Thoughts in the pot so far include asking readers to choose any work from a given writer to encourage a wider discussion of the author’s creativity and output. We are also interested in dedicated genre events as well as putting poets, journalists, songwriters and historians in the mix. Fiction, non-fiction and everything in between.
It’s a book club but it’s an evolving one. It will be one thing one month and something else the next time we meet – always, though, it will belong to the group and it will be shaped by you. The only common denominator will be words – and a conversation about them.
JOIN US
Participation is free if the book is purchased in advance from North Books at a 10% discount. Otherwise it is £5 on the night. To join the group, please email Jules on jules@northbooks.co.uk. You are welcome to come along to the first session for free to see if it’s your cup of tea.
THE WORK
On our first evening of 2025, Wednesday 12 February, let's talk about the work of Deborah Levy.
Playwright, novelist and poet Deborah Levy (Fellow Royal Society of Literature) was born in 1959 in South Africa. She moved to Britain with her family and studied theatre at Dartington College of Arts. She was a Creative Arts Fellow at Trinity College, Cambridge, between 1989 and 1991.
She is a regular contributor of articles and reviews to newspapers and magazines including The Independent, The Guardian and the New Statesman. Formerly director and writer for MANACT Theatre Company, Cardiff, Deborah Levy's plays include Pax (1984); Heresies:Eva and Moses (1985), written for the Royal Shakespeare Company; Clam (1985); The B File (1993); and Honey Baby (1995).

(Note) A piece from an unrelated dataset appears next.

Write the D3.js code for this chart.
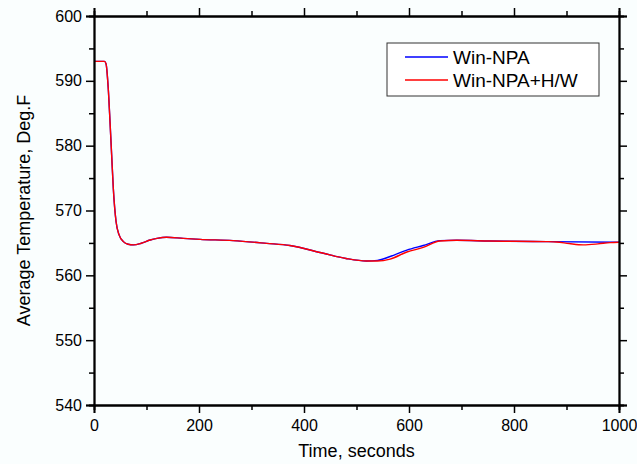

She is also the author of a libretto adapted from Federico Garcia Lorca's play Blood Wedding. A collection of her plays, Plays: 1 was published in 2000.
She is also the author of three collections of short stories: Ophelia and the Great Idea (1989); Pillow Talk in Europe And Other Places (2004); and Black Vodka (2013). The latter was shortlisted for the International Frank O’Connor Award.
An Amorous Discourse in the Suburbs of Hell, a collection of poems, was published in 1990, and she wrote the screenplay for a short film Suburban Psycho, televised by the BBC in 1998. Levy also adapted Carol Shield's novel, Unless, and Chance Acquaintances by Colette, for BBC Radio 4.
Deborah Levy is also the author of seven novels: Beautiful Mutants (1989); Swallowing Geography (1993); The Unloved (1994); Diary of a Steak (1997); Billy & Girl (1999); Swimming Home (2011); and Hot Milk (2016). She has been shortlisted twice for the Booker Prize, in 2012 and 2016.
Levy’s autobiographical essay on writing, Things I Don't Want to Know, a response to the essay of the same title by George Orwell, was published by Notting Hill Editions in 2013 and in paperback by Penguin in 2014. She has more recently written a sequel, The Cost of Living (2018).